Yeah, I guess the formula should be doing (fillfactor / 100.0).

The "integer division is intentional here" comment is unrelated to this
change, it refers to the division by "tuple_width" (and yeah, it'd be
nice to have it explain why it's intentional).


regards

-- 
Tomas Vondra
EnterpriseDB: http://www.enterprisedb.com
The Enterprise PostgreSQL Company



Re: Should heapam_estimate_rel_size consider fillfactor?

From
Tomas Vondra
Date:

On 7/3/23 09:00, Tomas Vondra wrote:
> 
> 
> On 7/3/23 08:46, Peter Eisentraut wrote:
>> On 14.06.23 20:41, Corey Huinker wrote:
>>>     So maybe we should make table_block_relation_estimate_size smarter to
>>>     also consider the fillfactor in the "no statistics" branch, per the
>>>     attached patch.
>>>
>>>
>>> I like this a lot. The reasoning is obvious, the fix is simple,it
>>> doesn't upset any make-check-world tests, and in order to get a
>>> performance regression we'd need a table whose fillfactor has been
>>> changed after the data was loaded but before an analyze happens, and
>>> that's a narrow enough case to accept.
>>>
>>> My only nitpick is to swap
>>>
>>>     (usable_bytes_per_page * fillfactor / 100) / tuple_width
>>>
>>> with
>>>
>>>     (usable_bytes_per_page * fillfactor) / (tuple_width * 100)
>>>
>>>
>>> as this will eliminate the extra remainder truncation, and it also
>>> gets the arguments "in order" algebraically.
>>
>> The fillfactor is in percent, so it makes sense to divide it by 100
>> first before doing any further arithmetic with it.  I find your version
>> of this to be more puzzling without any explanation.  You could do
>> fillfactor/100.0 to avoid the integer division, but then, the comment
>> above that says "integer division is intentional here", without any
>> further explanation.  I think a bit more explanation of all the
>> subtleties here would be good in any case.
>>
> 
> Yeah, I guess the formula should be doing (fillfactor / 100.0).
> 
> The "integer division is intentional here" comment is unrelated to this
> change, it refers to the division by "tuple_width" (and yeah, it'd be
> nice to have it explain why it's intentional).
> 

FWIW the reason why the integer division is intentional is most likely
that we want "floor" semantics - if there's 10.23 rows per page, that
really means 10 rows per page.

I doubt it makes a huge difference in this particular place, considering
we're calculating the estimate from somewhat unreliable values, and then
use it for rough estimate of relation size.

But from this POV, I think it's more correct to do it "my" way:

  density = (usable_bytes_per_page * fillfactor / 100) / tuple_width;

because that's doing *two* separate integer divisions, with floor
semantics.
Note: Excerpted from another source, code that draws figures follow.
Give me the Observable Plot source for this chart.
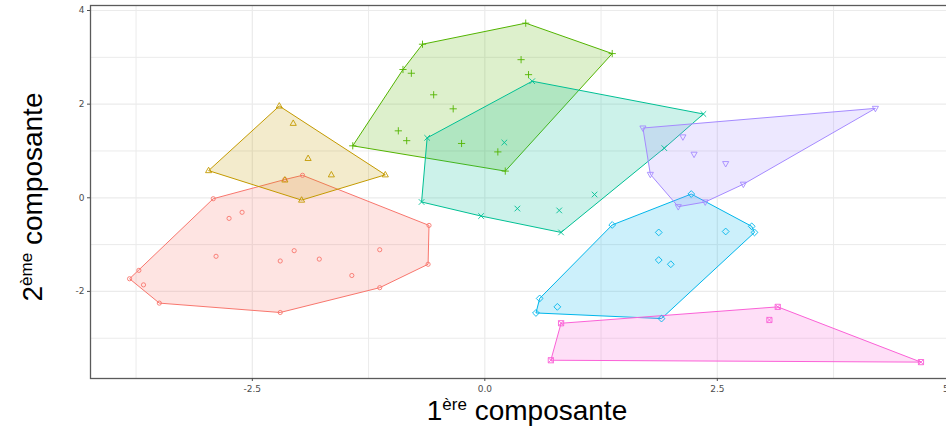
<!DOCTYPE html>
<html>
<head>
<meta charset="utf-8">
<script src="https://cdn.jsdelivr.net/npm/d3@7"></script>
<script src="https://cdn.jsdelivr.net/npm/@observablehq/plot@0.6"></script>
<style>
  html, body { margin: 0; padding: 0; background: #fff; overflow: hidden; }
  #wrap { position: relative; width: 946px; height: 435px; overflow: hidden; }
  #chart svg { max-width: none !important; width: 960px !important; height: 435px !important; }
  .xt { position: absolute; left: 0; width: 1054px; top: 397px; text-align: center;
        font-family: "Liberation Sans", Arial, sans-serif; font-size: 28px; color: #000; line-height: 28px; }
  .yt { position: absolute; left: 33px; top: 197px; width: 260px; margin-left: -130px; margin-top: -14px;
        transform: rotate(-90deg); text-align: center;
        font-family: "Liberation Sans", Arial, sans-serif; font-size: 28px; color: #000; line-height: 28px; }
  sup { font-size: 17px; vertical-align: 0; position: relative; top: -10px; line-height: 0; }
</style>
</head>
<body>
<div id="wrap">
  <div id="chart"></div>
  <div class="xt">1<sup>ère</sup> composante</div>
  <div class="yt">2<sup>ème</sup> composante</div>
</div>
<script>
// ---- data ----
const groupNames = ["1", "2", "3", "4", "5", "6", "7"];
const groupColors = ["#F8766D", "#C49A00", "#53B400", "#00C094", "#00B6EB", "#A58AFF", "#FB61D7"];

const group1 = [[-2.92,-0.02],[-2.75,-0.44],[-2.61,-0.31],[-2.89,-1.25],[-3.72,-1.55],[-3.82,-1.73],
  [-3.67,-1.86],[-3.50,-2.25],[-2.20,-2.45],[-2.20,-1.35],[-2.05,-1.13],[-1.78,-1.31],[-1.43,-1.66],
  [-1.13,-1.11],[-1.13,-1.92],[-0.61,-1.42],[-0.60,-0.59],[-1.96,0.48],[-2.15,0.39]];
const group2 = [[-2.21,1.96],[-2.06,1.59],[-1.90,0.84],[-1.65,0.49],[-1.07,0.49],[-2.97,0.58],
  [-1.97,-0.05],[-2.15,0.38]];
const group3 = [[-1.42,1.11],[-0.67,3.28],[0.44,3.73],[1.37,3.08],[-0.88,2.74],[-0.79,2.66],
  [0.39,2.95],[0.47,2.63],[-0.55,2.20],[-0.34,1.90],[-0.93,1.43],[-0.84,1.22],[-0.25,1.16],
  [0.14,0.98],[0.22,0.57]];
const group4 = [[0.51,2.49],[2.35,1.79],[-0.62,1.28],[0.21,1.18],[-0.68,-0.09],[-0.04,-0.39],
  [0.35,-0.23],[0.80,-0.27],[0.82,-0.74],[1.18,0.07],[1.93,1.06]];
const group5 = [[2.22,0.08],[1.37,-0.58],[2.87,-0.61],[2.90,-0.74],[1.87,-0.74],[2.59,-0.72],
  [1.87,-1.33],[2.00,-1.42],[0.59,-2.15],[0.78,-2.33],[0.55,-2.46],[1.90,-2.58]];
const group6 = [[1.70,1.49],[4.20,1.91],[2.13,1.30],[2.25,0.93],[2.59,0.73],[1.78,0.50],
  [2.78,0.29],[2.37,-0.09],[2.08,-0.19]];
const group7 = [[3.15,-2.33],[3.06,-2.61],[0.82,-2.68],[0.71,-3.47],[4.69,-3.51]];

const xTicks = [-2.5, 0, 2.5, 5];
const xTickLabels = ["-2.5", "0.0", "2.5", "5"];
const yTicks = [-2, 0, 2, 4];
const yTickLabels = ["-2", "0", "2", "4"];
const xMinor = [-3.75, -1.25, 1.25, 3.75];
const yMinor = [-3, -1, 1, 3];

// ---- build table ----
const groups = [group1, group2, group3, group4, group5, group6, group7];
const rows = groups.flatMap((g, i) => g.map(([x, y]) => ({x, y, group: groupNames[i]})));

// ---- symbols (half-extent = r) ----
const rOf = size => Math.sqrt(size / Math.PI);
const symTriUp = {draw(c, s) { const h = rOf(s); c.moveTo(0, -h); c.lineTo(h * 0.9, h * 0.6); c.lineTo(-h * 0.9, h * 0.6); c.closePath(); }};
const symTriDown = {draw(c, s) { const h = rOf(s); c.moveTo(0, h); c.lineTo(h * 0.9, -h * 0.6); c.lineTo(-h * 0.9, -h * 0.6); c.closePath(); }};
const symPlus = {draw(c, s) { const h = rOf(s); c.moveTo(-h, 0); c.lineTo(h, 0); c.moveTo(0, -h); c.lineTo(0, h); }};
const symTimes = {draw(c, s) { const h = rOf(s); c.moveTo(-h, -h); c.lineTo(h, h); c.moveTo(h, -h); c.lineTo(-h, h); }};
const symDiamond = {draw(c, s) { const h = rOf(s); c.moveTo(0, -h); c.lineTo(h, 0); c.lineTo(0, h); c.lineTo(-h, 0); c.closePath(); }};
const symSqCross = {draw(c, s) { const h = rOf(s); c.moveTo(-h, -h); c.lineTo(h, -h); c.lineTo(h, h); c.lineTo(-h, h); c.closePath();
  c.moveTo(-h, -h); c.lineTo(h, h); c.moveTo(h, -h); c.lineTo(-h, h); }};
const symbols = ["circle", symTriUp, symPlus, symTimes, symDiamond, symTriDown, symSqCross];
const sizes = [2.1, 3.4, 3.6, 2.8, 3.4, 3.4, 2.6];

const color = {domain: groupNames, range: groupColors};
const tickLabel = d => xTickLabels[xTicks.indexOf(d)];
const axisStyle = {tickSize: 3, tickPadding: 4, fontSize: 9, color: "#4d4d4d", fontFamily: "DejaVu Sans", label: null};

const marks = [
  Plot.ruleX(xMinor, {stroke: "#ebebeb", strokeWidth: 1}),
  Plot.ruleY(yMinor, {stroke: "#ebebeb", strokeWidth: 1}),
  Plot.ruleX(xTicks, {stroke: "#ebebeb", strokeWidth: 1.2}),
  Plot.ruleY(yTicks, {stroke: "#ebebeb", strokeWidth: 1.2}),
  Plot.hull(rows, {x: "x", y: "y", z: "group", fill: "group", stroke: "group", fillOpacity: 0.2, strokeWidth: 1}),
  ...groupNames.map((name, i) => Plot.dot(rows.filter(d => d.group === name), {
    x: "x", y: "y", stroke: "group", fill: "none", symbol: symbols[i], r: sizes[i], strokeWidth: 0.9
  })),
  Plot.frame({stroke: "#5a5a5a", strokeWidth: 1.3}),
  Plot.axisX(xTicks.slice(0, 3), {...axisStyle, tickFormat: tickLabel}),
  Plot.axisX(xTicks.slice(3), {...axisStyle, tickFormat: tickLabel, textAnchor: "end", dx: -1}),
  Plot.axisY(yTicks, {...axisStyle, tickPadding: 3, tickFormat: d => yTickLabels[yTicks.indexOf(d)]})
];

const chart = Plot.plot({
  width: 960,
  height: 435,
  marginLeft: 90,
  marginRight: 0,
  marginTop: 5,
  marginBottom: 57,
  x: {domain: [-4.24, 5.115]},
  y: {domain: [-3.86, 4.107]},
  color,
  style: {background: "#fff", overflow: "visible", maxWidth: "none"},
  marks
});
document.getElementById("chart").appendChild(chart);
</script>
</body>
</html>
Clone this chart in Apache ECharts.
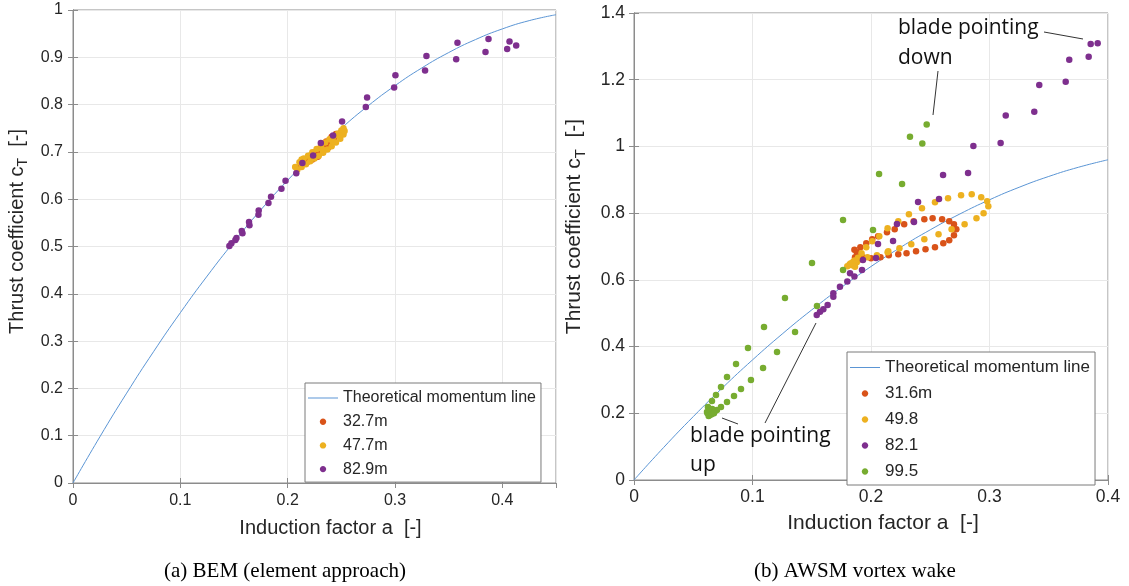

First we calculate "usable bytes" (rounded down), then
average number of rows per page (also rounded down).

Corey's formula would do just one integer division. I don't think it
makes a huge difference, though. I mean, it's just an estimate and so we
can't expect to be 100% accurate.

regards

-- 
Tomas Vondra
EnterpriseDB: http://www.enterprisedb.com
The Enterprise PostgreSQL Company



Re: Should heapam_estimate_rel_size consider fillfactor?

From
Tomas Vondra
Date:
On 7/3/23 11:40, Tomas Vondra wrote:
> ...
>
> FWIW the reason why the integer division is intentional is most likely
> that we want "floor" semantics - if there's 10.23 rows per page, that
> really means 10 rows per page.
> 
> I doubt it makes a huge difference in this particular place, considering
> we're calculating the estimate from somewhat unreliable values, and then
> use it for rough estimate of relation size.
> 
> But from this POV, I think it's more correct to do it "my" way:
> 
>   density = (usable_bytes_per_page * fillfactor / 100) / tuple_width;
> 
> because that's doing *two* separate integer divisions, with floor
> semantics. First we calculate "usable bytes" (rounded down), then
> average number of rows per page (also rounded down).
> 
> Corey's formula would do just one integer division. I don't think it
> makes a huge difference, though. I mean, it's just an estimate and so we
> can't expect to be 100% accurate.
> 

Pushed, using the formula with two divisions (as in the original patch).

regards

-- 
Tomas Vondra
EnterpriseDB: http://www.enterprisedb.com
The Enterprise PostgreSQL Company